The records:

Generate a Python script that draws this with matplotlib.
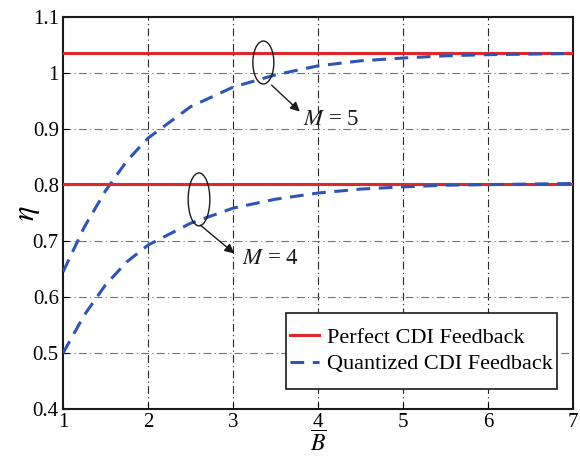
import numpy as np
import matplotlib
matplotlib.use("Agg")
import matplotlib.pyplot as plt
from matplotlib.patches import Ellipse, Rectangle

# data
B = [1.0, 1.25, 1.5, 1.75, 2.0, 2.5, 3.0, 3.5, 4.0, 4.5, 5.0, 5.5, 6.0, 6.5, 7.0]
eta_q_m5 = [0.645, 0.725, 0.790, 0.843, 0.884, 0.940, 0.975, 0.997, 1.013,
            1.022, 1.027, 1.031, 1.033, 1.034, 1.035]
eta_q_m4 = [0.500, 0.568, 0.622, 0.663, 0.693, 0.732, 0.759, 0.775, 0.786,
            0.793, 0.797, 0.800, 0.801, 0.802, 0.803]
eta_p_m5 = 1.036
eta_p_m4 = 0.803

xticks = [1, 2, 3, 4, 5, 6, 7]
yticks = [0.4, 0.5, 0.6, 0.7, 0.8, 0.9, 1.0, 1.1]
yticklabels = ["0.4", "0.5", "0.6", "0.7", "0.8", "0.9", "1", "1.1"]

plt.rcParams["font.family"] = ["Liberation Serif", "DejaVu Serif"]
plt.rcParams["mathtext.fontset"] = "stix"

red = "#e0282c"
blue = "#2f55b4"

fig = plt.figure(figsize=(5.8, 4.57), dpi=100)
ax = fig.add_axes([0.1086, 0.1045, 0.8794, 0.858])

ax.plot([B[0], B[-1]], [eta_p_m5, eta_p_m5], color=red, lw=2.2, zorder=3,
        label="Perfect CDI Feedback")
ax.plot(B, eta_q_m5, color=blue, lw=2.2, dashes=(4.5, 2.8), zorder=3,
        label="Quantized CDI Feedback")
ax.plot([B[0], B[-1]], [eta_p_m4, eta_p_m4], color=red, lw=2.2, zorder=3)
ax.plot(B, eta_q_m4, color=blue, lw=2.2, dashes=(4.5, 2.8), zorder=3)

ax.set_xlim(1, 7)
ax.set_ylim(0.4, 1.1)
ax.set_xticks(xticks)
ax.set_yticks(yticks)
ax.set_yticklabels(yticklabels)
ax.tick_params(direction="in", length=4, width=0.8, labelsize=15, pad=3)

for x in xticks[1:-1]:
    ax.axvline(x, color="0.15", lw=0.8, dashes=(7, 3, 1, 3), zorder=1)
for y in yticks[1:-1]:
    ax.axhline(y, color="0.45", lw=0.8, dashes=(7, 3, 1, 3), zorder=1)

for s in ax.spines.values():
    s.set_linewidth(1.5)
    s.set_color("0.1")

ax.set_xlabel(r"$\overline{B}$", fontsize=17)
ax.xaxis.set_label_coords(0.5, -0.056)
ax.set_ylabel(r"$\eta$", fontsize=22, labelpad=-7)

# annotations
ax.add_patch(Ellipse((3.357, 1.019), 0.247, 0.0767, fill=False, ec="0.1", lw=1.0, zorder=4))
ax.annotate("", xy=(3.81, 0.928), xytext=(3.43, 0.982),
            arrowprops=dict(arrowstyle="-|>", color="0.1", lw=1.0, mutation_scale=14))
ax.text(3.82, 0.918, r"$M$ = 5", fontsize=16.5, va="center", ha="left", color="0.1")

ax.add_patch(Ellipse((2.60, 0.7746), 0.255, 0.0945, fill=False, ec="0.1", lw=1.0, zorder=4))
ax.annotate("", xy=(3.04, 0.675), xytext=(2.59, 0.732),
            arrowprops=dict(arrowstyle="-|>", color="0.1", lw=1.0, mutation_scale=14))
ax.text(3.10, 0.669, r"$M$ = 4", fontsize=16.5, va="center", ha="left", color="0.1")

# legend box drawn separately so the padding matches
ax.add_patch(Rectangle((0.437, 0.052), 0.532, 0.193, transform=ax.transAxes,
                       fc="white", ec="0.1", lw=1.2, zorder=5))
leg = ax.legend(loc="center", bbox_to_anchor=(0.437, 0.052, 0.532, 0.193),
                fontsize=16, frameon=False, handlelength=1.3,
                handletextpad=0.35, borderpad=0.0, labelspacing=0.25,
                borderaxespad=0)
leg.set_zorder(6)

fig.savefig("out.png", dpi=100)
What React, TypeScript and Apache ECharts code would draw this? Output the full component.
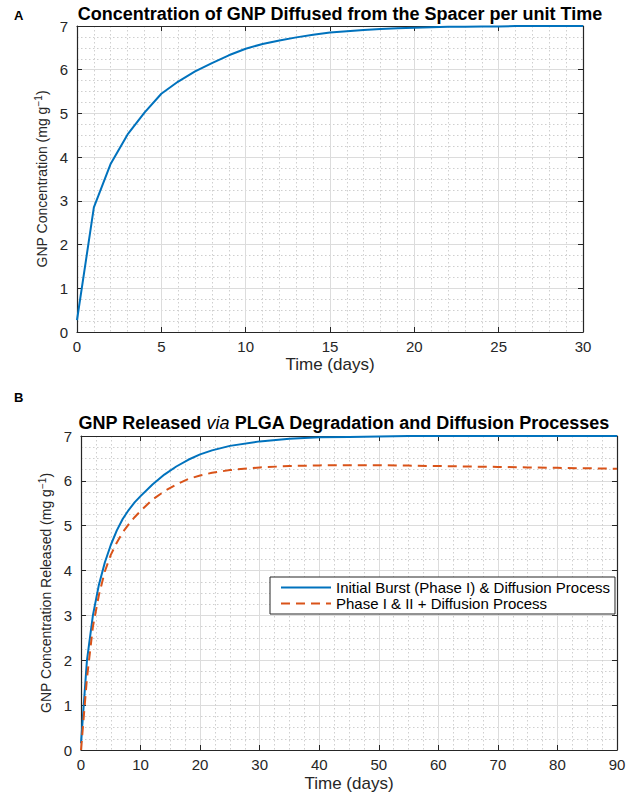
import React, { useEffect, useRef } from "react";
import * as echarts from "echarts";

// ---- Data ----
const diffusionDays = [0, 1, 2, 3, 4, 5, 6, 7, 8, 9, 10, 11, 12, 13, 14, 15, 16, 17, 18, 19, 20, 21, 22, 23, 24, 25, 26, 27, 28, 29, 30];
const diffusionConc = [0.27, 2.85, 3.85, 4.52, 5.02, 5.45, 5.73, 5.96, 6.15, 6.33, 6.48, 6.59, 6.67, 6.74, 6.8, 6.85, 6.88, 6.91, 6.93, 6.95, 6.96, 6.97, 6.98, 6.985, 6.99, 6.99, 7.0, 7.0, 7.0, 7.0, 7.0];

const releaseDays = [0, 1, 2, 3, 4, 5, 6, 7, 8, 9, 10, 12, 14, 16, 18, 20, 22, 25, 30, 35, 40, 45, 50, 55, 60, 65, 70, 75, 80, 85, 90];
const burstDiffusion = [0.15, 2.0, 3.0, 3.68, 4.18, 4.57, 4.89, 5.15, 5.35, 5.52, 5.66, 5.92, 6.14, 6.32, 6.47, 6.59, 6.68, 6.78, 6.88, 6.94, 6.97, 6.98, 6.99, 7.0, 7.0, 7.0, 7.0, 7.0, 7.0, 7.0, 7.0];
const phase12Diffusion = [0.0, 1.6, 2.75, 3.45, 3.98, 4.35, 4.62, 4.85, 5.03, 5.19, 5.33, 5.58, 5.77, 5.92, 6.04, 6.12, 6.18, 6.24, 6.3, 6.33, 6.345, 6.35, 6.35, 6.34, 6.33, 6.32, 6.31, 6.3, 6.29, 6.28, 6.27];

const seriesNames = ["Initial Burst (Phase I) & Diffusion Process", "Phase I & II + Diffusion Process"];
const titleA = "Concentration of GNP Diffused from the Spacer per unit Time";
const titleB = ["GNP Released ", "via", " PLGA Degradation and Diffusion Processes"];
const xName = "Time (days)";
const yNameA = ["GNP Concentration (mg g", "−1", ")"];
const yNameB = ["GNP Concentration Released (mg g", "−1", ")"];

const FONT = '"Liberation Sans", Arial, Helvetica, sans-serif';
const AXIS_COLOR = "#262626";
const BLUE = "#0072BD";
const ORANGE = "#D95319";

const pairs = (xs: number[], ys: number[]) => xs.map((x, i) => [x, ys[i]]);

const majorGrid = { show: true, lineStyle: { color: "#dcdcdc", width: 1 } };
const minorGrid = { show: true, lineStyle: { color: "#cfcfcf", width: 1, type: [1.5, 2.5] } };

const nameRich = {
  n: { fontSize: 14, fontFamily: FONT, color: AXIS_COLOR },
  s: { fontSize: 10, fontFamily: FONT, color: AXIS_COLOR, verticalAlign: "top", lineHeight: 16 },
};

function mainAxis(opts: any) {
  return {
    type: "value",
    gridIndex: opts.grid,
    position: opts.position,
    min: opts.min,
    max: opts.max,
    interval: opts.interval,
    axisLine: { show: true, onZero: false, lineStyle: { color: AXIS_COLOR, width: 1.2 } },
    axisTick: { show: true, inside: true, length: 5, lineStyle: { color: AXIS_COLOR } },
    axisLabel: { fontSize: 15, color: AXIS_COLOR, fontFamily: FONT, margin: opts.labelMargin },
    splitLine: majorGrid,
    minorTick: { show: true, splitNumber: opts.minor, length: 0, lineStyle: { opacity: 0 } },
    minorSplitLine: minorGrid,
    name: opts.name,
    nameLocation: "middle",
    nameGap: opts.nameGap,
    nameTextStyle: opts.nameStyle,
  };
}

function boxAxis(opts: any) {
  return {
    type: "value",
    gridIndex: opts.grid,
    position: opts.position,
    min: opts.min,
    max: opts.max,
    interval: opts.interval,
    axisLine: { show: true, onZero: false, lineStyle: { color: AXIS_COLOR, width: 1.2 } },
    axisTick: { show: true, inside: true, length: 5, lineStyle: { color: AXIS_COLOR } },
    axisLabel: { show: false },
    splitLine: { show: false },
  };
}

export default function App() {
  const ref = useRef<HTMLDivElement>(null);

  useEffect(() => {
    if (!ref.current) return;
    const chart = echarts.init(ref.current, undefined, { renderer: "svg" });
    const option: any = {
      animation: false,
      backgroundColor: "#ffffff",
      title: [
        {
          text: titleA,
          left: 340,
          top: 5,
          padding: 0,
          textAlign: "center",
          textStyle: { fontSize: 18, fontWeight: "bold", color: "#000", fontFamily: FONT },
        },
        {
          text: `{b|${titleB[0]}}{i|${titleB[1]}}{b|${titleB[2]}}`,
          left: 344,
          top: 414,
          padding: 0,
          textAlign: "center",
          textStyle: {
            fontSize: 18,
            fontFamily: FONT,
            rich: {
              b: { fontSize: 18, fontWeight: "bold", color: "#000", fontFamily: FONT },
              i: { fontSize: 18, fontStyle: "italic", fontWeight: "normal", color: "#000", fontFamily: FONT },
            },
          },
        },
      ],
      graphic: [
        { type: "text", left: 14, top: 9, style: { text: "A", fontSize: 13, fontWeight: "bold", fontFamily: FONT, fill: "#000" } },
        { type: "text", left: 14, top: 391, style: { text: "B", fontSize: 13, fontWeight: "bold", fontFamily: FONT, fill: "#000" } },
      ],
      grid: [
        { left: 77, top: 26, width: 506, height: 306, containLabel: false },
        { left: 81, top: 436, width: 536, height: 318, containLabel: false },
      ],
      xAxis: [
        mainAxis({ grid: 0, position: "bottom", min: 0, max: 30, interval: 5, minor: 5, labelMargin: 7, name: xName, nameGap: 24, nameStyle: { fontSize: 17, color: AXIS_COLOR, fontFamily: FONT } }),
        boxAxis({ grid: 0, position: "top", min: 0, max: 30, interval: 5 }),
        mainAxis({ grid: 1, position: "bottom", min: 0, max: 90, interval: 10, minor: 4, labelMargin: 7, name: xName, nameGap: 25, nameStyle: { fontSize: 17, color: AXIS_COLOR, fontFamily: FONT } }),
        boxAxis({ grid: 1, position: "top", min: 0, max: 90, interval: 10 }),
      ],
      yAxis: [
        mainAxis({ grid: 0, position: "left", min: 0, max: 7, interval: 1, minor: 4, labelMargin: 9, name: `{n|${yNameA[0]}}{s|${yNameA[1]}}{n|${yNameA[2]}}`, nameGap: 25, nameStyle: { rich: nameRich } }),
        boxAxis({ grid: 0, position: "right", min: 0, max: 7, interval: 1 }),
        mainAxis({ grid: 1, position: "left", min: 0, max: 7, interval: 1, minor: 4, labelMargin: 9, name: `{n|${yNameB[0]}}{s|${yNameB[1]}}{n|${yNameB[2]}}`, nameGap: 25, nameStyle: { rich: nameRich } }),
        boxAxis({ grid: 1, position: "right", min: 0, max: 7, interval: 1 }),
      ],
      legend: {
        data: seriesNames,
        orient: "vertical",
        left: 270,
        top: 577,
        padding: [3, 5, 3, 10],
        itemGap: 1,
        itemWidth: 50,
        itemHeight: 14,
        borderColor: AXIS_COLOR,
        borderWidth: 1,
        borderRadius: 0,
        backgroundColor: "#ffffff",
        itemStyle: { opacity: 0 },
        textStyle: { fontSize: 15, color: "#000", fontFamily: FONT },
      },
      series: [
        {
          name: "diffusion",
          type: "line",
          xAxisIndex: 0,
          yAxisIndex: 0,
          data: pairs(diffusionDays, diffusionConc),
          showSymbol: false,
          symbol: "none",
          lineStyle: { color: BLUE, width: 2 },
          itemStyle: { color: BLUE },
        },
        {
          name: seriesNames[0],
          type: "line",
          xAxisIndex: 2,
          yAxisIndex: 2,
          data: pairs(releaseDays, burstDiffusion),
          showSymbol: false,
          symbol: "none",
          lineStyle: { color: BLUE, width: 2 },
          itemStyle: { color: BLUE },
        },
        {
          name: seriesNames[1],
          type: "line",
          xAxisIndex: 2,
          yAxisIndex: 2,
          data: pairs(releaseDays, phase12Diffusion),
          showSymbol: false,
          symbol: "none",
          lineStyle: { color: ORANGE, width: 2, type: [9, 6] },
          itemStyle: { color: ORANGE },
        },
      ],
    };
    chart.setOption(option);
    return () => chart.dispose();
  }, []);

  return <div ref={ref} style={{ position: "absolute", left: 0, top: 0, width: 636, height: 793 }} />;
}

Challenge: Using the data above, set down each line from the line with "What React, TypeScript" to the line with "type: [1.5, 2.5]" exactly, both ends included, and leave the pictures behind. Nothing else belongs.

Task response:
What React, TypeScript and Apache ECharts code would draw this? Output the full component.
import React, { useEffect, useRef } from "react";
import * as echarts from "echarts";

// ---- Data ----
const diffusionDays = [0, 1, 2, 3, 4, 5, 6, 7, 8, 9, 10, 11, 12, 13, 14, 15, 16, 17, 18, 19, 20, 21, 22, 23, 24, 25, 26, 27, 28, 29, 30];
const diffusionConc = [0.27, 2.85, 3.85, 4.52, 5.02, 5.45, 5.73, 5.96, 6.15, 6.33, 6.48, 6.59, 6.67, 6.74, 6.8, 6.85, 6.88, 6.91, 6.93, 6.95, 6.96, 6.97, 6.98, 6.985, 6.99, 6.99, 7.0, 7.0, 7.0, 7.0, 7.0];

const releaseDays = [0, 1, 2, 3, 4, 5, 6, 7, 8, 9, 10, 12, 14, 16, 18, 20, 22, 25, 30, 35, 40, 45, 50, 55, 60, 65, 70, 75, 80, 85, 90];
const burstDiffusion = [0.15, 2.0, 3.0, 3.68, 4.18, 4.57, 4.89, 5.15, 5.35, 5.52, 5.66, 5.92, 6.14, 6.32, 6.47, 6.59, 6.68, 6.78, 6.88, 6.94, 6.97, 6.98, 6.99, 7.0, 7.0, 7.0, 7.0, 7.0, 7.0, 7.0, 7.0];
const phase12Diffusion = [0.0, 1.6, 2.75, 3.45, 3.98, 4.35, 4.62, 4.85, 5.03, 5.19, 5.33, 5.58, 5.77, 5.92, 6.04, 6.12, 6.18, 6.24, 6.3, 6.33, 6.345, 6.35, 6.35, 6.34, 6.33, 6.32, 6.31, 6.3, 6.29, 6.28, 6.27];

const seriesNames = ["Initial Burst (Phase I) & Diffusion Process", "Phase I & II + Diffusion Process"];
const titleA = "Concentration of GNP Diffused from the Spacer per unit Time";
const titleB = ["GNP Released ", "via", " PLGA Degradation and Diffusion Processes"];
const xName = "Time (days)";
const yNameA = ["GNP Concentration (mg g", "−1", ")"];
const yNameB = ["GNP Concentration Released (mg g", "−1", ")"];

const FONT = '"Liberation Sans", Arial, Helvetica, sans-serif';
const AXIS_COLOR = "#262626";
const BLUE = "#0072BD";
const ORANGE = "#D95319";

const pairs = (xs: number[], ys: number[]) => xs.map((x, i) => [x, ys[i]]);

const majorGrid = { show: true, lineStyle: { color: "#dcdcdc", width: 1 } };
const minorGrid = { show: true, lineStyle: { color: "#cfcfcf", width: 1, type: [1.5, 2.5] } };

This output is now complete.